■ THE PROBLEM
Leaving the pictures out, print the lines from the first line of the listing through the line containing "import plotly.graph_objects as go", exactly as they read, and no others.

Start of DATA FOR PROCESSING

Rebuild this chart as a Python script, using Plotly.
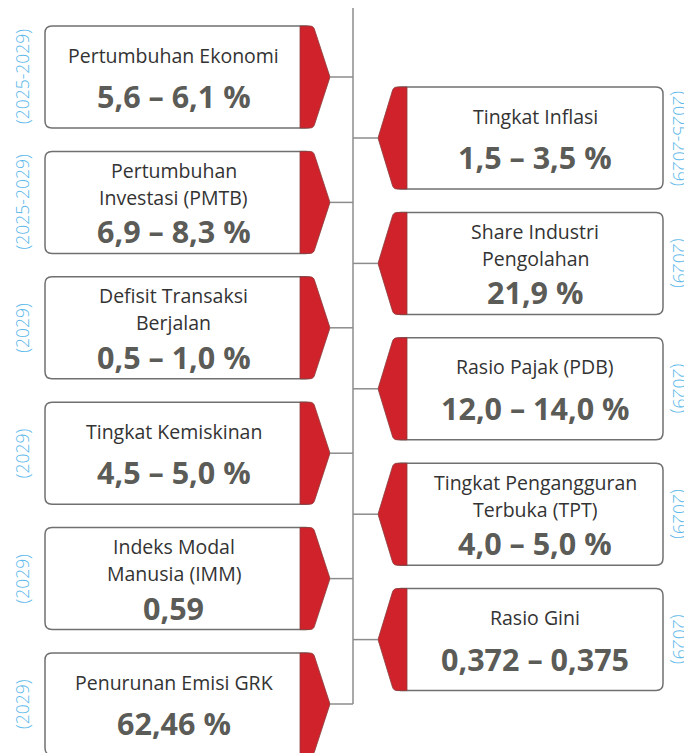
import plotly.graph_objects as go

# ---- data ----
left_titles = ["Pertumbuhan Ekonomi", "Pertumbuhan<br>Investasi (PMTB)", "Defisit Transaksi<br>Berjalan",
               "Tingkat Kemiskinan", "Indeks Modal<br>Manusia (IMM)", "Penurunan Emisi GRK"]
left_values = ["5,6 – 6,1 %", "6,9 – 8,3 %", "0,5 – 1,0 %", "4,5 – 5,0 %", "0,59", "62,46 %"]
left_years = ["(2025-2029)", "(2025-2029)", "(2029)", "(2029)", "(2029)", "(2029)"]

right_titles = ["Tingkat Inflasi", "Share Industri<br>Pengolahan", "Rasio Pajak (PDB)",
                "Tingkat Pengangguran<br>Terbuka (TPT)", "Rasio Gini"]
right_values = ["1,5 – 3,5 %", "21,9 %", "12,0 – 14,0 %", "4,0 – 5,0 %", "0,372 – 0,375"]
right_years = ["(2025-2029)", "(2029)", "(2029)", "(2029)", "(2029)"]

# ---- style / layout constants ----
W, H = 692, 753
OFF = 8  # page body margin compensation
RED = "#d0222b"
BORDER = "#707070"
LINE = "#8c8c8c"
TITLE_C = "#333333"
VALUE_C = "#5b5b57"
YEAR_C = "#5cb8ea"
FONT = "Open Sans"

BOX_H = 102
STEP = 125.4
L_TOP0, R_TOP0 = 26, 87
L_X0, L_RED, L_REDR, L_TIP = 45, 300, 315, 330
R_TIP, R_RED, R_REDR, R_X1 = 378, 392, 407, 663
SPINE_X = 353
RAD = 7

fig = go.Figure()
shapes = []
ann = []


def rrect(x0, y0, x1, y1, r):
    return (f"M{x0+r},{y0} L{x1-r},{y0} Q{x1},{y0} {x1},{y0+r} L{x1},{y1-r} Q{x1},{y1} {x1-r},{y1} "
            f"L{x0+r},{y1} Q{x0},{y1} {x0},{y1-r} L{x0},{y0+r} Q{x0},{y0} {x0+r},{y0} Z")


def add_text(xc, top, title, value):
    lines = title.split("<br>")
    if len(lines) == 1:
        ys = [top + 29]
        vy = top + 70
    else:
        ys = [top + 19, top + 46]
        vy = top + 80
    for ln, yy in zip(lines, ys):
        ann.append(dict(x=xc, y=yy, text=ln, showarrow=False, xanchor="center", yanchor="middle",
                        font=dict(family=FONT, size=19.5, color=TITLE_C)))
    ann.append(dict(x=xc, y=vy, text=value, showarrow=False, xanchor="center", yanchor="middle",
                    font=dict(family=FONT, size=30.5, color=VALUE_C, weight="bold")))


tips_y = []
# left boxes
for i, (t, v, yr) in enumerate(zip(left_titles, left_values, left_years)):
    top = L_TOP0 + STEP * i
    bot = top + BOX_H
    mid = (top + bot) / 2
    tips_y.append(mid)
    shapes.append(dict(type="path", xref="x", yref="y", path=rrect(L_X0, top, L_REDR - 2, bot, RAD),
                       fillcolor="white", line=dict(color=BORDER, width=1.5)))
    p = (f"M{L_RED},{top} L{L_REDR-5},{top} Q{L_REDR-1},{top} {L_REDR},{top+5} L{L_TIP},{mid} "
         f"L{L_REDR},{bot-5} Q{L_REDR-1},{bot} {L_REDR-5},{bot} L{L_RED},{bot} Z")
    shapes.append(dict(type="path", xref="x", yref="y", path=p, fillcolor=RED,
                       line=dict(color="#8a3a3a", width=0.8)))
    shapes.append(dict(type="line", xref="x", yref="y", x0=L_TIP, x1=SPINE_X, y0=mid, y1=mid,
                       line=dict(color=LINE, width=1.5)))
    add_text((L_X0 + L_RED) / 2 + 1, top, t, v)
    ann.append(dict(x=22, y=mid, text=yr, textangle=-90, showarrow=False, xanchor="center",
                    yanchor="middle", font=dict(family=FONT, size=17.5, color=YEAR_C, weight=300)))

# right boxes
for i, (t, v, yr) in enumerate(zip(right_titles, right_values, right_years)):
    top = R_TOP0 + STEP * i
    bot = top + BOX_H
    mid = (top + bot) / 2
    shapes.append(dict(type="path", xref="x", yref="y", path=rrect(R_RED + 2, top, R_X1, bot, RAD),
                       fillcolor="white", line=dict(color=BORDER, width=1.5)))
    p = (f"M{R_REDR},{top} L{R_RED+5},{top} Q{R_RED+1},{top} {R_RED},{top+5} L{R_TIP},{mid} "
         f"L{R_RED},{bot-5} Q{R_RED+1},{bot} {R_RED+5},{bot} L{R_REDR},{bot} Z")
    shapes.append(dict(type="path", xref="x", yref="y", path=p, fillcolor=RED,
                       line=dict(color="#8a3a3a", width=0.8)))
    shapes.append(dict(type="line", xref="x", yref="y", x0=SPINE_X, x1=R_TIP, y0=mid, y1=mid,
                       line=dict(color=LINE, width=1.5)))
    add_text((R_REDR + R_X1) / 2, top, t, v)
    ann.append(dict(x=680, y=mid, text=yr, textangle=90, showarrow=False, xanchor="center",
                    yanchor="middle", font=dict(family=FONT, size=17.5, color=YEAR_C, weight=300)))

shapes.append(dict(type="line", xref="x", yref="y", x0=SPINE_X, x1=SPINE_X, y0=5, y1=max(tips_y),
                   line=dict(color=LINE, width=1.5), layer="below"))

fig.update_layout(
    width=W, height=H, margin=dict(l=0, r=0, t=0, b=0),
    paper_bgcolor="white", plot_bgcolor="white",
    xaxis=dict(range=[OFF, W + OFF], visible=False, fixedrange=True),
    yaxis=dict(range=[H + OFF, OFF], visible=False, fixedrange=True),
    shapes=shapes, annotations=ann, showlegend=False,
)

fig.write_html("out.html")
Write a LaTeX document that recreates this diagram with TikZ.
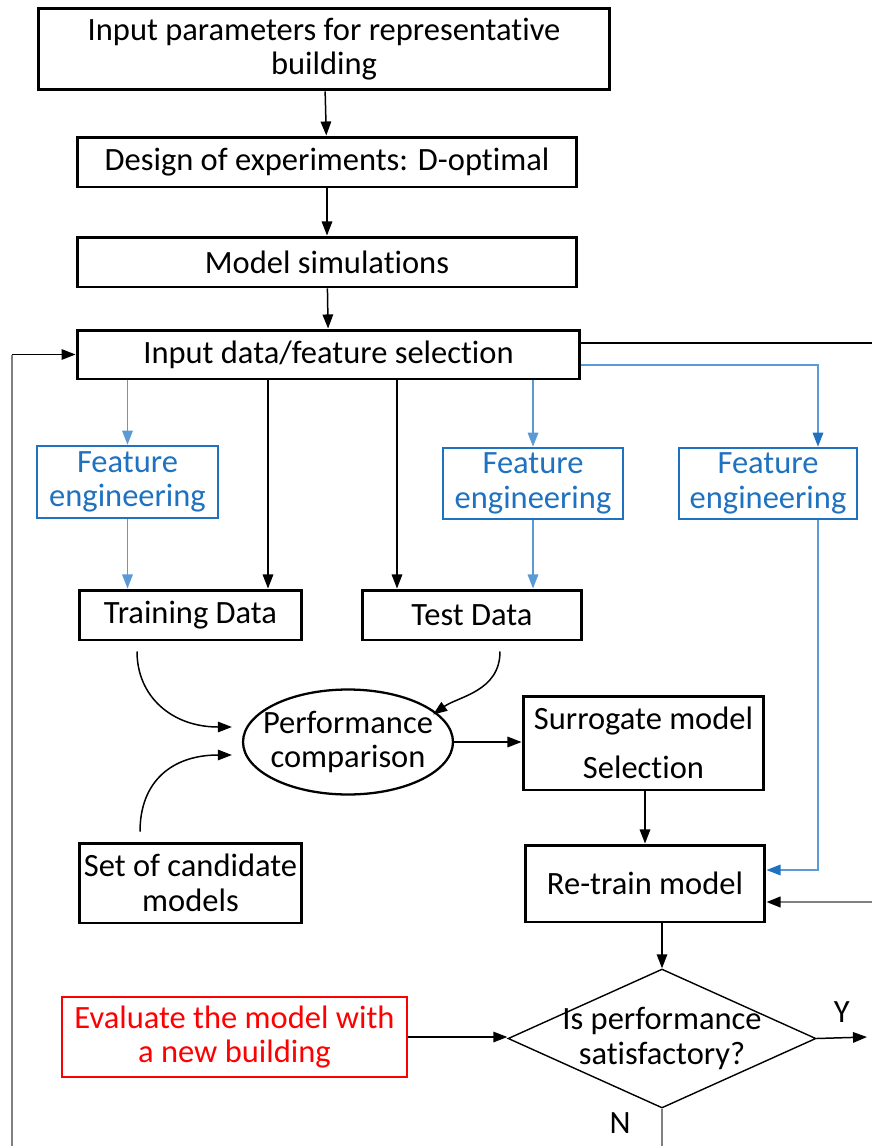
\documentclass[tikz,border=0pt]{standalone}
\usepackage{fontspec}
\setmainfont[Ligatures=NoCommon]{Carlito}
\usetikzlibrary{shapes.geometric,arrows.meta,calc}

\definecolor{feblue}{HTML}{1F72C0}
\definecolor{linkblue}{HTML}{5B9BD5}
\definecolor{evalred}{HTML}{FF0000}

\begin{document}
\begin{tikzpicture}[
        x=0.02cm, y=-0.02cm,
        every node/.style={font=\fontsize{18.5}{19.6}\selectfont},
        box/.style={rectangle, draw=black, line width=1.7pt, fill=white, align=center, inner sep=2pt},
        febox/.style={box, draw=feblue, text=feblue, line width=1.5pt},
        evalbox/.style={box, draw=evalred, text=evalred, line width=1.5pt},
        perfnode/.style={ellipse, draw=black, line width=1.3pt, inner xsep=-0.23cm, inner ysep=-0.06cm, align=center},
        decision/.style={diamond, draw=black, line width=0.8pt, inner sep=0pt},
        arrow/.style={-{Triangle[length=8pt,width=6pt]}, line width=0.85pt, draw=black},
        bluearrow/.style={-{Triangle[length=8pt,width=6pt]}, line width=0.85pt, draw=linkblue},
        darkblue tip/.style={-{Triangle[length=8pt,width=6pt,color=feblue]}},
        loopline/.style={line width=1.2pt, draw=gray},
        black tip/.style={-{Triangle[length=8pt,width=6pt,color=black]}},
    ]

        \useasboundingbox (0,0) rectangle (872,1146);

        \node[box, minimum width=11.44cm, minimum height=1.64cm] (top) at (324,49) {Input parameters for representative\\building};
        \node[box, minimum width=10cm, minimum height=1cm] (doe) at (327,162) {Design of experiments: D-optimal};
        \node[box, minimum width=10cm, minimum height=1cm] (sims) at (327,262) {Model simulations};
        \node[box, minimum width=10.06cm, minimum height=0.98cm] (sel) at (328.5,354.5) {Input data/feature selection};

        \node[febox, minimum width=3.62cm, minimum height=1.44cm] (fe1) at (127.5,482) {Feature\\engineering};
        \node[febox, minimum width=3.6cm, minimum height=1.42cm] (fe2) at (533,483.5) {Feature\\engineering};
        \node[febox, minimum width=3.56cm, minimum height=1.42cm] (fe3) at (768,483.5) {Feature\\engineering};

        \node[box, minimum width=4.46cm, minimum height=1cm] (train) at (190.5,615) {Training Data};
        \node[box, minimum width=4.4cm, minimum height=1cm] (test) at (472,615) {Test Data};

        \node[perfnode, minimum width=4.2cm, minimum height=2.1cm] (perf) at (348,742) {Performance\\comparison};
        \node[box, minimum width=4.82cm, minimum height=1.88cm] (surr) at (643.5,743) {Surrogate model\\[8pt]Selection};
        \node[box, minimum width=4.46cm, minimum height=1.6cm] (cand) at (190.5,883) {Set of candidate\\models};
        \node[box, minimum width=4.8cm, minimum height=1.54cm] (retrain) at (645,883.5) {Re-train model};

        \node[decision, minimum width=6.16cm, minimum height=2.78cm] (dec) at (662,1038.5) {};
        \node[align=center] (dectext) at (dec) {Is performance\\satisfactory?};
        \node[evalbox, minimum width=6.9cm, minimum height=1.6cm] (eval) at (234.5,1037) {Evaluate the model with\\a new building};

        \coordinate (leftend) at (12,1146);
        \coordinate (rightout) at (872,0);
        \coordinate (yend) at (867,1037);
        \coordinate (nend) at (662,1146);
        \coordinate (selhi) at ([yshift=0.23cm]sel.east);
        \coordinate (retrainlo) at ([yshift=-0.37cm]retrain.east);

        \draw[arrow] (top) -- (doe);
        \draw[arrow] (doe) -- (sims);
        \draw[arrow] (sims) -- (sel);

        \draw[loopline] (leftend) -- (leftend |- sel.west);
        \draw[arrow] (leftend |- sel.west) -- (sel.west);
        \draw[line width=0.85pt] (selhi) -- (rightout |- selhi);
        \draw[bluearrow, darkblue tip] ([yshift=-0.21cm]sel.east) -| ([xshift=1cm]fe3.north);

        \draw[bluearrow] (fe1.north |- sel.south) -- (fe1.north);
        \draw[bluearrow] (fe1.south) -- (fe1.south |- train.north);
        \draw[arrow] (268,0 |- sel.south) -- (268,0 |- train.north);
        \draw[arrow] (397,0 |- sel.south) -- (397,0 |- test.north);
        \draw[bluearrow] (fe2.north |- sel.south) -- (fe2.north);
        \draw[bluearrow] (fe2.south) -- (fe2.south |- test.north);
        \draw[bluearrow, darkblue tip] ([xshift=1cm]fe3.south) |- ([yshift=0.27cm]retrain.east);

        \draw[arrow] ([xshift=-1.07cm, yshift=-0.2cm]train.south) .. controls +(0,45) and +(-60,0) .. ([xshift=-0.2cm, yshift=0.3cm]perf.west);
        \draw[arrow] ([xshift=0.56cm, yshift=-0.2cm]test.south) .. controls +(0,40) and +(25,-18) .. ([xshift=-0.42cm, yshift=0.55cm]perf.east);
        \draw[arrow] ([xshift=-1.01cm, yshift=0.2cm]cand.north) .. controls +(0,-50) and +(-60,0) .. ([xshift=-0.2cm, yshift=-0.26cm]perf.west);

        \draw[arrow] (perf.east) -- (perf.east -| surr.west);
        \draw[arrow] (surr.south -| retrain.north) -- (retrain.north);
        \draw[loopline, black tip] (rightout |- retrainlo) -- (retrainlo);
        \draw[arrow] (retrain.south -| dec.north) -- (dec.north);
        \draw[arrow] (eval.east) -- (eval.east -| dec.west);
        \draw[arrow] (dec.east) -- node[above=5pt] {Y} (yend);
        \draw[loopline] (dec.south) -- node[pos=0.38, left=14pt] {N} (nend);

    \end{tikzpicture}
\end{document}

End of DATA FOR PROCESSING

■ EXERCISE ANSWER
Rebuild this chart as a Python script, using Plotly.
import plotly.graph_objects as go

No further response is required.